The Scalar Stack

PUBLISHED: 2026-02-01

Abstract: For centuries, the free will debate has been paralyzed by a false binary: either human agents possess metaphysical “uncaused causation” or we are deterministic automata. I argue that free will is not a binary property but a scalar capacity inherent to life itself—the capacity to redirect causal flow toward persistence. This capacity, which I term Hormē (Ὁρμή), is the constitutive drive of living systems and scales through evolutionary complexity: from bacterial taxis to human deliberation. By reframing free will as what life does—not what minds have—I dissolve the traditional stalemate and provide an empirically grounded, testable account of freedom across the tree of life.

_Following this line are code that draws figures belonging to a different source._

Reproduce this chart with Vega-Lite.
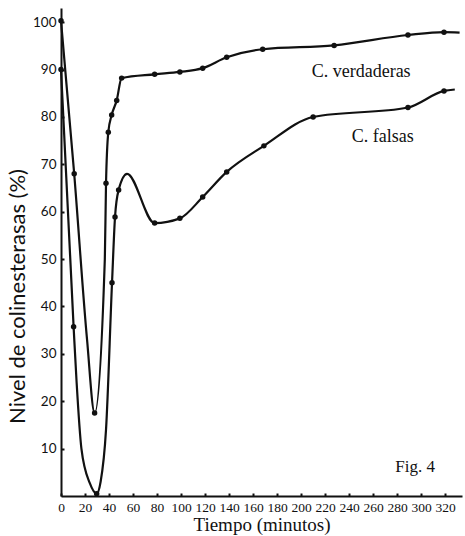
{
  "$schema": "https://vega.github.io/schema/vega-lite/v6.json",
  "width": 401,
  "height": 488,
  "autosize": {"type": "none"},
  "padding": {"left": 61, "top": 8, "right": 3, "bottom": 40},
  "background": "white",
  "config": {"view": {"stroke": null}, "axis": {"labelOverlap": false, "labelSeparation": 0}},
  "datasets": {
    "curves": [
      {"serie": "C. verdaderas", "t": 0, "v": 100.3, "dot": true},
      {"serie": "C. verdaderas", "t": 11, "v": 68, "dot": true},
      {"serie": "C. verdaderas", "t": 21.7, "v": 33, "dot": false},
      {"serie": "C. verdaderas", "t": 28, "v": 17.5, "dot": true},
      {"serie": "C. verdaderas", "t": 36.5, "v": 50, "dot": false},
      {"serie": "C. verdaderas", "t": 37.5, "v": 66, "dot": true},
      {"serie": "C. verdaderas", "t": 39.4, "v": 76.8, "dot": true},
      {"serie": "C. verdaderas", "t": 42.2, "v": 80.4, "dot": true},
      {"serie": "C. verdaderas", "t": 46.4, "v": 83.5, "dot": true},
      {"serie": "C. verdaderas", "t": 50.5, "v": 88.2, "dot": true},
      {"serie": "C. verdaderas", "t": 78, "v": 89, "dot": true},
      {"serie": "C. verdaderas", "t": 99, "v": 89.5, "dot": true},
      {"serie": "C. verdaderas", "t": 118, "v": 90.3, "dot": true},
      {"serie": "C. verdaderas", "t": 138, "v": 92.6, "dot": true},
      {"serie": "C. verdaderas", "t": 168, "v": 94.3, "dot": true},
      {"serie": "C. verdaderas", "t": 227.5, "v": 95.1, "dot": true},
      {"serie": "C. verdaderas", "t": 289, "v": 97.3, "dot": true},
      {"serie": "C. verdaderas", "t": 319, "v": 97.9, "dot": true},
      {"serie": "C. verdaderas", "t": 332, "v": 97.8, "dot": false},
      {"serie": "C. falsas", "t": 0, "v": 90, "dot": true},
      {"serie": "C. falsas", "t": 10.5, "v": 35.7, "dot": true},
      {"serie": "C. falsas", "t": 13, "v": 24, "dot": false},
      {"serie": "C. falsas", "t": 17, "v": 10, "dot": false},
      {"serie": "C. falsas", "t": 24, "v": 2.7, "dot": false},
      {"serie": "C. falsas", "t": 29.7, "v": 0.5, "dot": true},
      {"serie": "C. falsas", "t": 33, "v": 3, "dot": false},
      {"serie": "C. falsas", "t": 37.5, "v": 14, "dot": false},
      {"serie": "C. falsas", "t": 42.5, "v": 45, "dot": true},
      {"serie": "C. falsas", "t": 45, "v": 58.9, "dot": true},
      {"serie": "C. falsas", "t": 48, "v": 64.6, "dot": true},
      {"serie": "C. falsas", "t": 55, "v": 68, "dot": false},
      {"serie": "C. falsas", "t": 78, "v": 57.6, "dot": true},
      {"serie": "C. falsas", "t": 99, "v": 58.6, "dot": true},
      {"serie": "C. falsas", "t": 118, "v": 63.1, "dot": true},
      {"serie": "C. falsas", "t": 138, "v": 68.4, "dot": true},
      {"serie": "C. falsas", "t": 169, "v": 73.9, "dot": true},
      {"serie": "C. falsas", "t": 210, "v": 80, "dot": true},
      {"serie": "C. falsas", "t": 289, "v": 82, "dot": true},
      {"serie": "C. falsas", "t": 319, "v": 85.5, "dot": true},
      {"serie": "C. falsas", "t": 328, "v": 85.8, "dot": false}
    ],
    "labels": [
      {"t": 250, "v": 89.4, "text": "C.  verdaderas", "bold": "normal", "size": 18},
      {"t": 268, "v": 75.7, "text": "C.  falsas", "bold": "normal", "size": 18},
      {"t": 295, "v": 6.1, "text": "Fig.  4", "bold": "bold", "size": 17}
    ]
  },
  "encoding": {
    "x": {
      "field": "t", "type": "quantitative",
      "scale": {"domain": [0, 334], "nice": false, "zero": false},
      "axis": {
        "title": "Tiempo  (minutos)",
        "values": [0, 20, 40, 60, 80, 100, 120, 140, 160, 180, 200, 220, 240, 260, 280, 300, 320],
        "grid": false,
        "domainColor": "#111", "domainWidth": 2,
        "tickColor": "#111", "tickSize": -3, "tickWidth": 2,
        "labelPadding": 7, "labelFont": "Liberation Serif", "labelFontSize": 13.5,
        "labelColor": "#111", "labelFlush": false, "labelOverlap": false, "labelBound": false,
        "titleFont": "Liberation Serif", "titleFontSize": 19, "titleFontWeight": "normal",
        "titleColor": "#111", "titlePadding": 2
      }
    },
    "y": {
      "field": "v", "type": "quantitative",
      "scale": {"domain": [0, 103], "nice": false},
      "axis": {
        "title": "Nivel de colinesterasas (%)",
        "values": [10, 20, 30, 40, 50, 60, 70, 80, 90, 100],
        "grid": false,
        "domainColor": "#111", "domainWidth": 2,
        "tickColor": "#111", "tickSize": -3, "tickWidth": 2,
        "labelPadding": 8, "labelFont": "Lato", "labelFontSize": 13.5,
        "labelColor": "#111",
        "titleFont": "Lato", "titleFontSize": 22, "titleFontWeight": "normal",
        "titleColor": "#111", "titlePadding": 3, "titleY": 288
      }
    }
  },
  "layer": [
    {
      "data": {"name": "curves"},
      "mark": {"type": "line", "interpolate": "monotone", "color": "#111", "strokeWidth": 2.2},
      "encoding": {"detail": {"field": "serie"}}
    },
    {
      "data": {"name": "curves"},
      "transform": [{"filter": "datum.dot"}],
      "mark": {"type": "circle", "color": "#111", "opacity": 1, "size": 30},
      "encoding": {}
    },
    {
      "data": {"name": "labels"},
      "mark": {"type": "text", "font": "Liberation Serif", "color": "#111"},
      "encoding": {
        "text": {"field": "text"},
        "size": {"field": "size", "type": "quantitative", "scale": null},
        "fontWeight": {"field": "bold", "type": "nominal", "scale": null}
      }
    }
  ]
}
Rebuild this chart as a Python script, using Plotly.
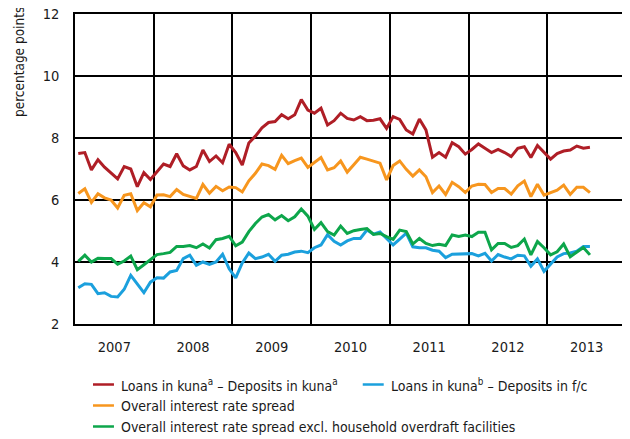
import plotly.graph_objects as go

years = [2007, 2008, 2009, 2010, 2011, 2012, 2013]
year_labels = ["2007", "2008", "2009", "2010", "2011", "2012", "2013"]
y_ticks = [2, 4, 6, 8, 10, 12]

# monthly values, Jan 2007 - Jul 2013
loans_kuna_dep_kuna = [
    7.50, 7.53, 6.97, 7.30, 7.06, 6.88, 6.68, 7.08, 7.00, 6.43, 6.88, 6.66,
    6.90, 7.16, 7.08, 7.49, 7.10, 6.97, 7.08, 7.61, 7.24, 7.42, 7.20, 7.80,
    7.53, 7.13, 7.84, 8.06, 8.33, 8.50, 8.53, 8.75, 8.62, 8.75, 9.24, 8.90,
    8.80, 8.96, 8.42, 8.56, 8.80, 8.63, 8.58, 8.69, 8.56, 8.57, 8.62, 8.31,
    8.69, 8.60, 8.26, 8.13, 8.61, 8.26, 7.38, 7.53, 7.38, 7.85, 7.72, 7.48,
    7.63, 7.81, 7.67, 7.53, 7.63, 7.53, 7.40, 7.67, 7.72, 7.37, 7.76, 7.53,
    7.32, 7.50, 7.58, 7.61, 7.74, 7.67, 7.70,
]
loans_kuna_dep_fc = [
    3.17, 3.30, 3.28, 2.98, 3.01, 2.89, 2.87, 3.12, 3.57, 3.28, 3.01, 3.35,
    3.49, 3.48, 3.68, 3.73, 4.11, 4.22, 3.89, 4.00, 3.92, 4.00, 4.25, 3.78,
    3.49, 3.97, 4.29, 4.11, 4.16, 4.25, 4.02, 4.22, 4.25, 4.32, 4.35, 4.30,
    4.46, 4.55, 4.88, 4.67, 4.55, 4.68, 4.76, 4.76, 5.03, 4.90, 4.97, 4.76,
    4.55, 4.74, 4.93, 4.49, 4.46, 4.46, 4.38, 4.35, 4.14, 4.25, 4.26, 4.27,
    4.27, 4.20, 4.28, 4.03, 4.24, 4.16, 4.10, 4.22, 4.20, 3.86, 4.10, 3.70,
    3.93, 4.16, 4.27, 4.29, 4.35, 4.50, 4.50,
]
overall_spread = [
    6.21, 6.36, 5.92, 6.20, 6.07, 6.00, 5.74, 6.15, 6.20, 5.66, 5.91, 5.78,
    6.16, 6.17, 6.11, 6.34, 6.18, 6.11, 6.05, 6.50, 6.22, 6.44, 6.30, 6.42,
    6.40, 6.26, 6.62, 6.86, 7.16, 7.11, 6.99, 7.44, 7.17, 7.27, 7.35, 7.05,
    7.20, 7.37, 6.97, 7.04, 7.26, 6.90, 7.14, 7.38, 7.32, 7.26, 7.19, 6.65,
    7.11, 7.26, 6.99, 6.77, 6.97, 6.75, 6.24, 6.45, 6.18, 6.57, 6.43, 6.24,
    6.45, 6.51, 6.50, 6.24, 6.37, 6.37, 6.19, 6.46, 6.61, 6.11, 6.51, 6.16,
    6.24, 6.32, 6.48, 6.18, 6.41, 6.41, 6.24,
]
overall_excl_overdraft = [
    4.02, 4.22, 4.00, 4.12, 4.11, 4.11, 3.93, 4.03, 4.19, 3.75, 3.91, 4.08,
    4.24, 4.27, 4.31, 4.50, 4.50, 4.53, 4.46, 4.58, 4.45, 4.72, 4.76, 4.83,
    4.52, 4.64, 4.98, 5.24, 5.45, 5.53, 5.36, 5.50, 5.33, 5.46, 5.71, 5.48,
    5.05, 5.27, 4.98, 4.87, 5.16, 4.92, 5.01, 5.05, 5.08, 4.89, 4.92, 4.82,
    4.73, 5.03, 4.98, 4.58, 4.76, 4.60, 4.53, 4.57, 4.53, 4.87, 4.82, 4.87,
    4.82, 4.96, 4.96, 4.39, 4.60, 4.60, 4.47, 4.53, 4.74, 4.23, 4.66, 4.46,
    4.23, 4.33, 4.58, 4.17, 4.31, 4.47, 4.23,
]

series = [
    ("Loans in kuna<sup>a</sup> – Deposits in kuna<sup>a</sup>", loans_kuna_dep_kuna, "#AF1E26"),
    ("Loans in kuna<sup>b</sup> – Deposits in f/c", loans_kuna_dep_fc, "#1BA0DD"),
    ("Overall interest rate spread", overall_spread, "#F7961E"),
    ("Overall interest rate spread excl. household overdraft facilities", overall_excl_overdraft, "#0DA64B"),
]

n = len(loans_kuna_dep_kuna)
x = [years[0] + (i + 0.5) / 12 for i in range(n)]

FONT = "DejaVu Sans Condensed, Liberation Sans Narrow, sans-serif"
# the page body has an 8px default margin; size the figure to fill the window
OFF = 8
W, H = 630 - OFF, 439 - OFF
L, R, T, B = 74.5 - OFF, 4, 14 - OFF, 439 - 324
pw, ph = W - L - R, H - T - B

def px2x(px):
    return (px - OFF - L) / pw

def py2y(py):
    return 1 - (py - OFF - T) / ph

fig = go.Figure()
for name, vals, color in series:
    fig.add_trace(go.Scatter(x=x[:len(vals)], y=vals, mode="lines", name=name,
                             line=dict(color=color, width=3), showlegend=False))

# manual legend
legend_rows = [
    (series[0], 92.5, 384.5),
    (series[1], 362.5, 384.5),
    (series[2], 92.5, 405.5),
    (series[3], 92.5, 426.5),
]
shapes = []
annotations = []
for (name, vals, color), lx, ly in legend_rows:
    shapes.append(dict(type="line", xref="paper", yref="paper",
                       x0=px2x(lx), x1=px2x(lx + 21), y0=py2y(ly), y1=py2y(ly),
                       line=dict(color=color, width=2.5)))
    annotations.append(dict(xref="paper", yref="paper", x=px2x(lx + 26), y=py2y(ly),
                            text=name, showarrow=False, xanchor="left", yanchor="middle",
                            font=dict(family=FONT, size=14, color="#1a1a1a")))

annotations.append(dict(xref="paper", yref="paper", x=px2x(18.5), y=py2y(62),
                        text="percentage points", showarrow=False, textangle=-90,
                        xanchor="center", yanchor="middle",
                        font=dict(family=FONT, size=13.5, color="#1a1a1a")))

fig.update_layout(
    width=W, height=H,
    margin=dict(l=L, r=R, t=T, b=B, pad=0, autoexpand=False),
    paper_bgcolor="white", plot_bgcolor="white",
    showlegend=False,
    shapes=shapes, annotations=annotations,
    font=dict(family=FONT, size=14, color="#1a1a1a"),
)
fig.update_xaxes(
    range=[years[0], years[-1] + 1], automargin=False,
    tickvals=[y + 0.5 for y in years], ticktext=year_labels,
    showgrid=False, ticks="", ticklabelstandoff=9,
    tickfont=dict(family=FONT, size=14.5),
    minor=dict(tickvals=years[1:], showgrid=True, gridcolor="black", gridwidth=1.5, ticks=""),
    showline=True, mirror=True, linecolor="black", linewidth=1.5,
    zeroline=False,
)
fig.update_yaxes(
    range=[2, 12], tickvals=y_ticks, automargin=False,
    showgrid=True, gridcolor="black", gridwidth=1.5, ticks="", ticklabelstandoff=11,
    ticklabeloverflow="allow",
    tickfont=dict(family=FONT, size=14.5),
    showline=True, mirror=True, linecolor="black", linewidth=1.5,
    zeroline=False,
)

fig.write_html("out.html")
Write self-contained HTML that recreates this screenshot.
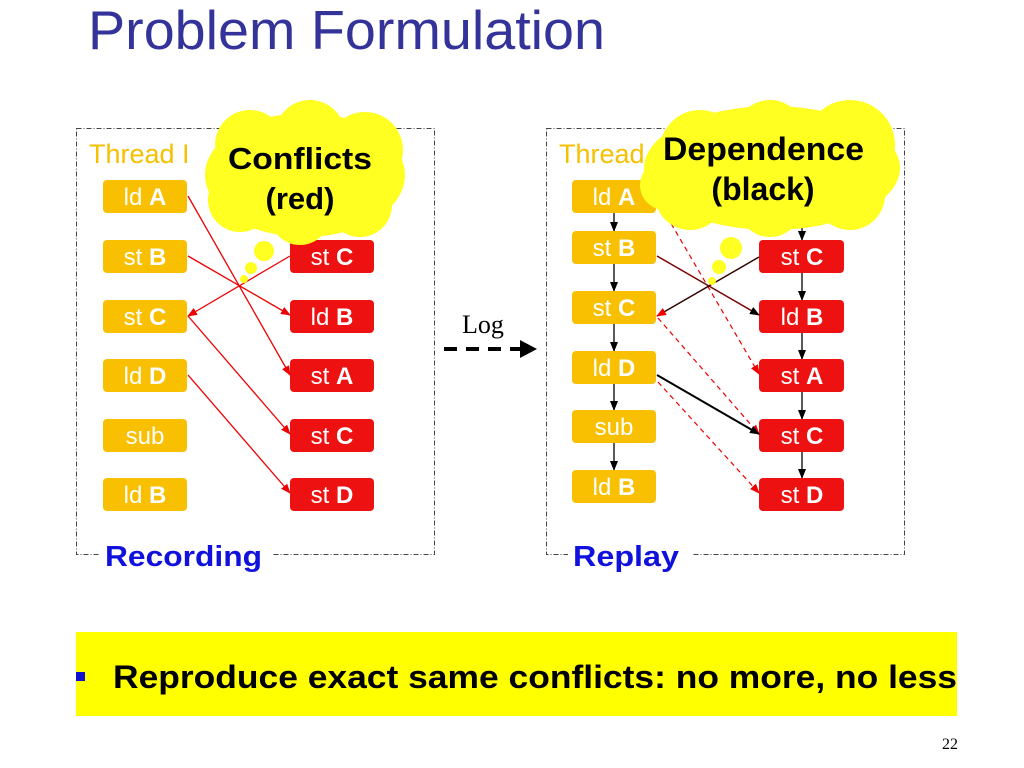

The framework yields a graduated spectrum of agency—from vegetative (Degree 1) to reflective (Degree 5)—each with measurable degrees of causal influence. This approach naturalizes free will without reducing it, offering a unified account that respects both the laws of physics and the lived reality of choice.

Status Log

2026-02-01
Final polish and uploaded to preprint servers. DOI=10.5281/zenodo.18452474
2026-01-25
Finalized the manuscript through a rigorous polish, filling citation gaps.
2026-01-22
Find secondary citations and integrate them.
2026-01-20
Conceptualized the architectural skeleton of the paper. Write frist draft.
AI Transparency Statement: Artificial Intelligence was used to smooth the prose, suggest analogies, and identify secondary literature. If you find this text dense, be grateful—the original human draft was far more impenetrable. While the machine improved the flow, all philosophical arguments and primary source engagement remain the stubborn responsibility of the author.